Others are even more strange. Walking down Green Street after West Ham v Newcastle on Monday night, I caught that most individual of scents, horse dung. For someone who has lived in cities for 14 years, the only place you can smell that is either during brief and ill-advised trips to the country, or at football games. The combination of equine excretions and nearby hotdog stands is not an aroma you’re likely to find in Calvin Klein’s next range of perfumes, but it’s still enough to inspire a warm, fuzzy and quite curious feeling.
Others on Twitter suggested the smell of freshly-printed programmes, urinal cakes (weird place, the internet), fog, which has that cold, wet smell that’s tricky to describe but is certainly there on chilly evenings as the mist rolls in from the Trent/Thames/Tees, while Steve Welsh, a fine illustrator you should all check out, commented: “I remember a Boro article that described games over the festive period as a mix of cheap aftershave and new leather gloves.” Marvellous. And, of course, there’s pies, whether that’s the semi-enticing scent of warm pastry, or the mixture of non-specific meat and regret that emerges once you’ve taken a bite or removed the top.
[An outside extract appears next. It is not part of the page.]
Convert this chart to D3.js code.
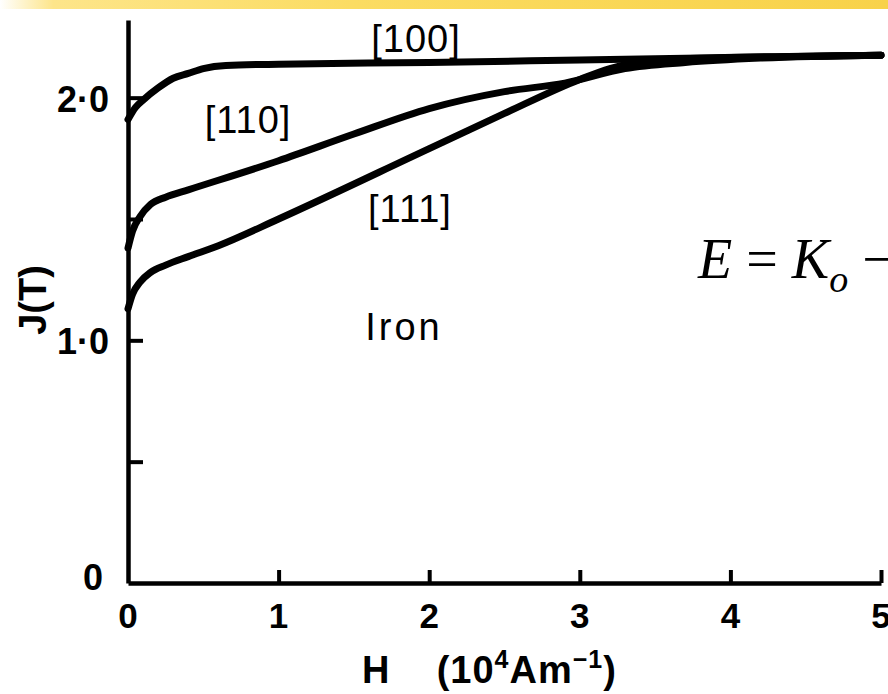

Ask some people to describe their favourite smells, and they’d say things like freshly cut grass, or bacon, or flowers, or their partner’s favoured fragrance. However, ask a football fan and you’ll probably get one or a combination of the things we’ve mentioned, because of what it reminds us of. Few of these things are what you would necessarily call ‘nice’ or ‘pleasant’, but they’re part of the game, and can represent all sorts of other things. It’s a mystery of human chemistry and I don’t understand it, but some things, as far as the senses are concerned, just feel like home.